Self-assembly of rare-earth Anderson polyoxometalates on the surface of imide polymeric hollow fiber membranes potentially for organic pollutant degradation

• The POMs-functionalized membranes were constructed by a simple self-assembly method.
• The self-assembled POMs nanoparticles are crystalline with the size of around 50 nm.
• Catalytic degradation of phenol in water has been achieved under mild conditions.
• A gas–catalyst–liquid interface was built up to enhance the catalytic efficiency.

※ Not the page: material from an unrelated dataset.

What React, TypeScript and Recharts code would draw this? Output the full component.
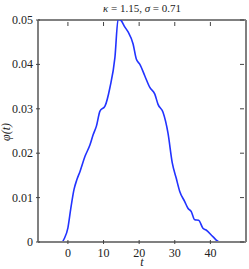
import { LineChart, Line, XAxis, YAxis, ReferenceLine } from "recharts";

const tValues = [
  -8.4, -1.7, -1.0, 0, 0.8, 1.7, 2.5, 3.4, 4.8, 6.2, 7.1, 8.0, 9.0, 10.4, 11.8, 13.2, 14.1, 14.8,
  16.0, 16.9, 18.3, 19.2, 20.2, 21.6, 23.0, 24.4, 25.3, 26.7, 28.1, 29.3, 30.4, 31.4, 32.8, 33.7,
  34.6, 35.6, 36.7, 37.9, 38.8, 40.7, 42.6, 50,
];
const phiValues = [
  0, 0, 0.0008, 0.0032, 0.0075, 0.0118, 0.014, 0.0159, 0.0193, 0.0219, 0.0242, 0.0261, 0.0295,
  0.0306, 0.0348, 0.0416, 0.0502, 0.05, 0.0484, 0.0473, 0.0446, 0.0412, 0.04, 0.0374, 0.0348,
  0.0333, 0.031, 0.0292, 0.0245, 0.0178, 0.0144, 0.0114, 0.0091, 0.0076, 0.0069, 0.005, 0.0049,
  0.0031, 0.0027, 0.0012, 0, 0,
];
const xTicks = [0, 10, 20, 30, 40];
const yTicks = [0, 0.01, 0.02, 0.03, 0.04, 0.05];
const xDomain = [-8.4, 50];
const yDomain = [0, 0.05];

const data = tValues.map((t, i) => ({ t, phi: phiValues[i] }));

const FONT = "Liberation Serif, Times New Roman, serif";
const FRAME = "#808080";
const PLOT_W = 208;
const PLOT_H = 222;

// ticks point inward on all four sides (matlab style)
const BottomTick = (props: any) => {
  const { x, y, payload } = props;
  return (
    <g>
      <line x1={x} y1={y} x2={x} y2={y - 4} stroke="#444" strokeWidth={1} />
      <line x1={x} y1={y - PLOT_H} x2={x} y2={y - PLOT_H + 4} stroke="#444" strokeWidth={1} />
      <text x={x} y={y + 13} textAnchor="middle" fontFamily={FONT} fontSize={12} fill="#222">
        {payload.value}
      </text>
    </g>
  );
};

const LeftTick = (props: any) => {
  const { x, y, payload } = props;
  const v = payload.value === 0 ? "0" : payload.value.toFixed(2);
  return (
    <g>
      <line x1={x} y1={y} x2={x + 4} y2={y} stroke="#444" strokeWidth={1} />
      <line x1={x + PLOT_W} y1={y} x2={x + PLOT_W - 4} y2={y} stroke="#444" strokeWidth={1} />
      <text x={x - 3} y={y + 4} textAnchor="end" fontFamily={FONT} fontSize={12} fill="#222">
        {v}
      </text>
    </g>
  );
};

export default function App() {
  return (
    <div style={{ position: "absolute", left: 0, top: 0, width: 249, height: 269, background: "#fff" }}>
      <LineChart width={249} height={269} data={data} margin={{ top: 20, right: 3, left: 0, bottom: 0 }}>
        <text x={142} y={12} textAnchor="middle" fontFamily={FONT} fontSize={11} fill="#222">
          <tspan fontStyle="italic">κ</tspan> = 1.15, <tspan fontStyle="italic">σ</tspan> = 0.71
        </text>
        <text
          x={10}
          y={132}
          textAnchor="middle"
          fontFamily={FONT}
          fontSize={12}
          fontStyle="italic"
          fill="#222"
          transform="rotate(-90 10 132)"
        >
          φ(t)
        </text>
        <text x={142} y={266} textAnchor="middle" fontFamily={FONT} fontSize={12} fontStyle="italic" fill="#222">
          t
        </text>
        <XAxis
          dataKey="t"
          type="number"
          domain={xDomain}
          ticks={xTicks}
          allowDataOverflow
          height={27}
          tickSize={0}
          tickLine={false}
          axisLine={{ stroke: FRAME, strokeWidth: 2 }}
          tick={<BottomTick />}
          interval={0}
        />
        <YAxis
          type="number"
          domain={yDomain}
          ticks={yTicks}
          allowDataOverflow
          width={38}
          tickSize={0}
          tickLine={false}
          axisLine={{ stroke: FRAME, strokeWidth: 2 }}
          tick={<LeftTick />}
          interval={0}
        />
        <ReferenceLine y={yDomain[1]} stroke={FRAME} strokeWidth={2} ifOverflow="visible" />
        <ReferenceLine x={xDomain[1]} stroke={FRAME} strokeWidth={2} ifOverflow="visible" />
        <Line
          dataKey="phi"
          type="monotone"
          stroke="#2233ff"
          strokeWidth={1.6}
          dot={false}
          isAnimationActive={false}
        />
      </LineChart>
    </div>
  );
}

In this study, the self-assembly of rare-earth Anderson polyoxometalates (POMs) on the surfaces of imide polymeric hollow fiber membranes was designed for fabrication of novel POMs-functionalized interfacial composite membranes. The rare-earth Anderson POM ([Gd(H2O)7Cr(OH)6Mo6O18]n) nanoparticles with controllable size and distribution were successfully constructed. Experimental results revealed that the self-assembly was a surface-induced growth process. The silanol groups on the membrane surfaces generated by the (3-aminopropyl)trimethoxysilane pretreatment were essential for the self-assembly process because of the potential hydrogen bonding (OH⋯POMs) and coordination bonding (OHGd) interactions. This work provided a simple but practical method not only for the fabrication of novel POMs-functionalized membranes, but also for the synthesis of POMs nanoarchitectures. In addition, the potential application of the as-prepared POMs-functionalized hollow fiber membranes in degradation of organic pollutant has also been explored. The idea of interfacial membrane contactor has been utilized for the catalytic wet air oxidation of phenol under mild conditions. A three-phase (gas/catalyst/liquid) interface was successfully built up, which enhanced the catalytic efficiency. It is anticipated that these novel POMs-functionalized membranes can promisingly be used as catalytic membrane contactors for wastewater treatment under mild conditions.